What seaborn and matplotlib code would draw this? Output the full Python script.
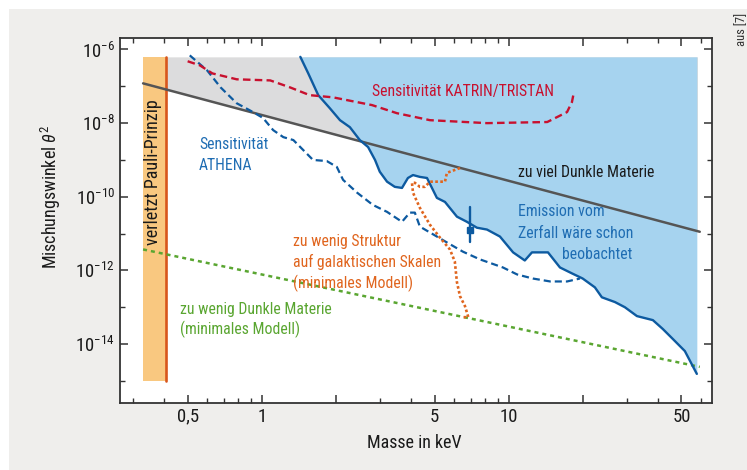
import numpy as np
import matplotlib
matplotlib.use("Agg")
import matplotlib.pyplot as plt
import matplotlib.ticker as mticker
from matplotlib import font_manager
from matplotlib.patches import Rectangle
import seaborn as sns

# masses in keV, mixing angle given as log10(theta^2)
athena_mass = [1.43, 1.54, 1.69, 1.88, 2.07, 2.27, 2.49, 2.69, 2.87, 3.00,
               3.21, 3.45, 3.69, 3.90, 4.09, 4.36, 4.66, 5.11, 5.51, 6.16,
               6.76, 7.42, 8.15, 9.20, 10.4, 11.6, 12.4, 14.4, 16.1, 18.0,
               19.9, 22.3, 23.8, 26.9, 29.5, 33.0, 38.3, 42.0, 46.1, 51.6, 57.7]
athena_log = [-6.2, -6.65, -7.24, -7.59, -7.92, -8.11, -8.46, -8.65, -9.0, -9.32,
              -9.59, -9.73, -9.76, -9.49, -9.41, -9.46, -9.49, -10.03, -10.14, -10.54,
              -10.68, -10.84, -10.89, -11.08, -11.51, -11.73, -11.51, -11.51, -11.92, -12.08,
              -12.22, -12.46, -12.73, -12.86, -13.0, -13.24, -13.35, -13.59, -13.86, -14.19, -14.81]

sens_mass = [0.51, 0.60, 0.68, 0.79, 0.92, 1.01, 1.11, 1.22, 1.34, 1.61,
             1.83, 2.01, 2.13, 2.43, 2.81, 3.21, 3.69, 3.97, 4.16, 4.36,
             4.79, 5.61, 6.51, 7.63, 9.46, 10.8, 12.5, 14.7, 17.2, 19.4]
sens_log = [-6.16, -6.57, -7.03, -7.46, -7.70, -7.86, -8.19, -8.38, -8.46, -9.0,
            -9.03, -9.19, -9.54, -9.89, -10.22, -10.41, -10.68, -10.43, -10.43, -10.81,
            -10.97, -11.24, -11.49, -11.70, -11.92, -12.11, -12.22, -12.30, -12.30, -12.22]

katrin_mass = [0.50, 0.56, 0.63, 0.79, 1.08, 1.30, 1.56, 1.94, 2.79, 3.52,
               4.79, 8.15, 14.3, 17.2, 18.0, 18.3]
katrin_log = [-6.32, -6.43, -6.65, -6.81, -6.84, -7.03, -7.24, -7.30, -7.51, -7.73,
              -7.92, -8.0, -7.97, -7.70, -7.43, -7.19]

struct_mass = [6.34, 5.61, 5.51, 4.79, 4.57, 4.36, 4.16, 4.05, 4.09, 4.36,
               4.79, 5.26, 5.77, 6.04, 6.16, 6.34, 6.64, 6.85, 6.5]
struct_log = [-9.22, -9.35, -9.59, -9.59, -9.73, -9.73, -9.62, -9.62, -9.89, -10.30,
              -10.76, -11.11, -11.43, -11.76, -12.32, -12.70, -12.97, -13.27, -13.27]

toomuch_mass = [0.33, 59.3]
toomuch_log = [-6.92, -10.95]
toolittle_mass = [0.33, 59.3]
toolittle_log = [-11.43, -14.62]

pauli_mass = [0.33, 0.41]
pauli_log = [-15.0, -6.2]
region_top_log = -6.2

line_mass = 6.95
line_log = [-10.89, -10.27, -11.24]   # centre, upper, lower

x_ticks = [0.5, 1, 2, 5, 10, 20, 50]
x_ticklabels = ["0,5", "1", "", "5", "10", "", "50"]
x_minor = [0.3, 0.4, 0.6, 0.7, 0.8, 0.9, 3, 4, 6, 7, 8, 9, 30, 40, 60]
y_major_exp = [-14, -12, -10, -8, -6]
y_minor_exp = [-15, -13, -11, -9, -7]

BLUE = "#0d5aa0"
BLUE_TXT = "#1f6db3"
BLUE_FILL = "#a6d3ef"
RED = "#c8102e"
GREY_LINE = "#555555"
GREY_FILL = "#dcdcdd"
GREEN = "#5aa631"
ORANGE = "#e0651e"

installed = {f.name for f in font_manager.fontManager.ttflist}
fams = [f for f in ['Roboto Condensed', 'Liberation Sans Narrow', 'Roboto'] if f in installed]
main_font = fams[0] if fams else 'DejaVu Sans'

sns.set_style("ticks")
plt.rcParams['font.family'] = [main_font, 'DejaVu Sans']
plt.rcParams['mathtext.fontset'] = 'custom'
plt.rcParams['mathtext.rm'] = main_font
plt.rcParams['mathtext.it'] = main_font + ':italic'

fig = plt.figure(figsize=(7.47, 4.70), dpi=100)
fig.patch.set_facecolor("white")
fig.patches.append(Rectangle((9 / 747, 0), 1, 461 / 470, transform=fig.transFigure,
                             facecolor="#efeeec", edgecolor="none", zorder=-10))
ax = fig.add_axes([0.1606, 0.1426, 0.7924, 0.7764])
ax.set_facecolor("white")
ax.set_xscale("log")
ax.set_yscale("log")
ax.set_xlim(0.266, 66.4)
ax.set_ylim(10 ** -15.6, 10 ** -5.69)

e = lambda v: 10.0 ** np.asarray(v)
top = 10.0 ** region_top_log

# shaded regions
grey = ax.fill_between(toomuch_mass, e(toomuch_log), top, color=GREY_FILL, lw=0, zorder=1)
grey.set_clip_path(Rectangle((0.1, 1e-17), athena_mass[-1] - 0.1, 1.0, transform=ax.transData))
ax.fill_between(athena_mass, e(athena_log), top, color=BLUE_FILL, lw=0, zorder=2)
ax.fill_between(pauli_mass, e(pauli_log[0]), e(pauli_log[1]), color="#f9c880", lw=0, zorder=3)
ax.plot([pauli_mass[1]] * 2, e(pauli_log), color="#d8561c", lw=1.9, zorder=4)

# curves
sns.lineplot(x=athena_mass, y=e(athena_log), ax=ax, color=BLUE, lw=1.7,
             sort=False, estimator=None, zorder=6)
sns.lineplot(x=sens_mass, y=e(sens_log), ax=ax, color=BLUE, lw=1.6,
             linestyle=(0, (3.2, 1.8)), sort=False, estimator=None, zorder=6)
sns.lineplot(x=katrin_mass, y=e(katrin_log), ax=ax, color=RED, lw=1.7,
             linestyle=(0, (3.2, 1.8)), sort=False, estimator=None, zorder=6)
sns.lineplot(x=toomuch_mass, y=e(toomuch_log), ax=ax, color=GREY_LINE, lw=1.8,
             sort=False, estimator=None, zorder=5)
sns.lineplot(x=toolittle_mass, y=e(toolittle_log), ax=ax, color=GREEN, lw=1.8,
             linestyle=(0, (1.6, 1.6)), sort=False, estimator=None, zorder=5)
sns.lineplot(x=struct_mass, y=e(struct_log), ax=ax, color=ORANGE, lw=1.9,
             linestyle=(0, (1.0, 0.9)), sort=False, estimator=None, zorder=7)

# 3.5 keV line with error bar
ax.plot([line_mass] * 2, e(line_log[1:]), color=BLUE, lw=1.7, zorder=8)
ax.plot([line_mass], e(line_log[0]), marker="s", ms=5, color=BLUE, zorder=8)

# labels inside the plot
fs = 11.3
ax.text(2.79, e(-7.14), "Sensitivität KATRIN/TRISTAN", color=RED, fontsize=fs, va="center", zorder=9)
ax.text(0.556, e(-8.59), "Sensitivität", color=BLUE_TXT, fontsize=fs, va="center", zorder=9)
ax.text(0.556, e(-9.16), "ATHENA", color=BLUE_TXT, fontsize=fs, va="center", zorder=9)
ax.text(10.9, e(-9.35), "zu viel Dunkle Materie", color="#1a1a1a", fontsize=fs, va="center", zorder=9)
ax.text(10.9, e(-10.41), "Emission vom", color=BLUE_TXT, fontsize=fs, va="center", zorder=9)
ax.text(10.9, e(-11.0), "Zerfall wäre schon", color=BLUE_TXT, fontsize=fs, va="center", zorder=9)
ax.text(31.5, e(-11.57), "beobachtet", color=BLUE_TXT, fontsize=fs, va="center", ha="right", zorder=9)
ax.text(1.335, e(-11.22), "zu wenig Struktur", color=ORANGE, fontsize=fs, va="center", zorder=9)
ax.text(1.335, e(-11.78), "auf galaktischen Skalen", color=ORANGE, fontsize=fs, va="center", zorder=9)
ax.text(1.335, e(-12.35), "(minimales Modell)", color=ORANGE, fontsize=fs, va="center", zorder=9)
ax.text(0.465, e(-13.05), "zu wenig Dunkle Materie", color=GREEN, fontsize=fs, va="center", zorder=9)
ax.text(0.465, e(-13.59), "(minimales Modell)", color=GREEN, fontsize=fs, va="center", zorder=9)
ax.text(0.362, e(-9.32), "verletzt Pauli-Prinzip", color="#1a1a1a", fontsize=13, rotation=90,
        va="center", ha="center", zorder=9)

# axes and ticks
ax.set_xticks(x_ticks)
ax.set_xticklabels(x_ticklabels)
ax.xaxis.set_minor_locator(mticker.FixedLocator(x_minor))
ax.xaxis.set_minor_formatter(mticker.NullFormatter())
ax.set_yticks([10.0 ** k for k in y_major_exp])
ax.set_yticklabels([r"$10^{%d}$" % k for k in y_major_exp])
ax.yaxis.set_minor_locator(mticker.FixedLocator([10.0 ** k for k in y_minor_exp]))
ax.yaxis.set_minor_formatter(mticker.NullFormatter())
ax.tick_params(which="both", direction="in", top=True, right=True, color="#333333",
               labelsize=13.5, labelcolor="#1a1a1a")
ax.tick_params(which="major", length=6, width=1.1)
ax.tick_params(which="minor", length=3.5, width=1.0)
for s in ax.spines.values():
    s.set_color("#333333")
    s.set_linewidth(1.3)

ax.set_xlabel("Masse in keV", fontsize=13, color="#1a1a1a")
ax.set_ylabel(r"Mischungswinkel $\theta^2$", fontsize=13, color="#1a1a1a")
ax.xaxis.set_label_coords(0.498, -0.085)
ax.yaxis.set_label_coords(-0.097, 0.565)

fig.text(742 / 747, 1 - 29 / 470, "aus [7]", rotation=90, fontsize=9, color="#333333",
         ha="center", va="center")

fig.savefig("out.png", dpi=100, facecolor=fig.get_facecolor())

___

## Task to carry out
Without any pictures, reproduce the lines from the first one in the material through the line that has "-7.92, -8.0, -7.97, -7.70, -7.43, -7.19]", exactly as they appear.

## Exercise output
What seaborn and matplotlib code would draw this? Output the full Python script.
import numpy as np
import matplotlib
matplotlib.use("Agg")
import matplotlib.pyplot as plt
import matplotlib.ticker as mticker
from matplotlib import font_manager
from matplotlib.patches import Rectangle
import seaborn as sns

# masses in keV, mixing angle given as log10(theta^2)
athena_mass = [1.43, 1.54, 1.69, 1.88, 2.07, 2.27, 2.49, 2.69, 2.87, 3.00,
               3.21, 3.45, 3.69, 3.90, 4.09, 4.36, 4.66, 5.11, 5.51, 6.16,
               6.76, 7.42, 8.15, 9.20, 10.4, 11.6, 12.4, 14.4, 16.1, 18.0,
               19.9, 22.3, 23.8, 26.9, 29.5, 33.0, 38.3, 42.0, 46.1, 51.6, 57.7]
athena_log = [-6.2, -6.65, -7.24, -7.59, -7.92, -8.11, -8.46, -8.65, -9.0, -9.32,
              -9.59, -9.73, -9.76, -9.49, -9.41, -9.46, -9.49, -10.03, -10.14, -10.54,
              -10.68, -10.84, -10.89, -11.08, -11.51, -11.73, -11.51, -11.51, -11.92, -12.08,
              -12.22, -12.46, -12.73, -12.86, -13.0, -13.24, -13.35, -13.59, -13.86, -14.19, -14.81]

sens_mass = [0.51, 0.60, 0.68, 0.79, 0.92, 1.01, 1.11, 1.22, 1.34, 1.61,
             1.83, 2.01, 2.13, 2.43, 2.81, 3.21, 3.69, 3.97, 4.16, 4.36,
             4.79, 5.61, 6.51, 7.63, 9.46, 10.8, 12.5, 14.7, 17.2, 19.4]
sens_log = [-6.16, -6.57, -7.03, -7.46, -7.70, -7.86, -8.19, -8.38, -8.46, -9.0,
            -9.03, -9.19, -9.54, -9.89, -10.22, -10.41, -10.68, -10.43, -10.43, -10.81,
            -10.97, -11.24, -11.49, -11.70, -11.92, -12.11, -12.22, -12.30, -12.30, -12.22]

katrin_mass = [0.50, 0.56, 0.63, 0.79, 1.08, 1.30, 1.56, 1.94, 2.79, 3.52,
               4.79, 8.15, 14.3, 17.2, 18.0, 18.3]
katrin_log = [-6.32, -6.43, -6.65, -6.81, -6.84, -7.03, -7.24, -7.30, -7.51, -7.73,
              -7.92, -8.0, -7.97, -7.70, -7.43, -7.19]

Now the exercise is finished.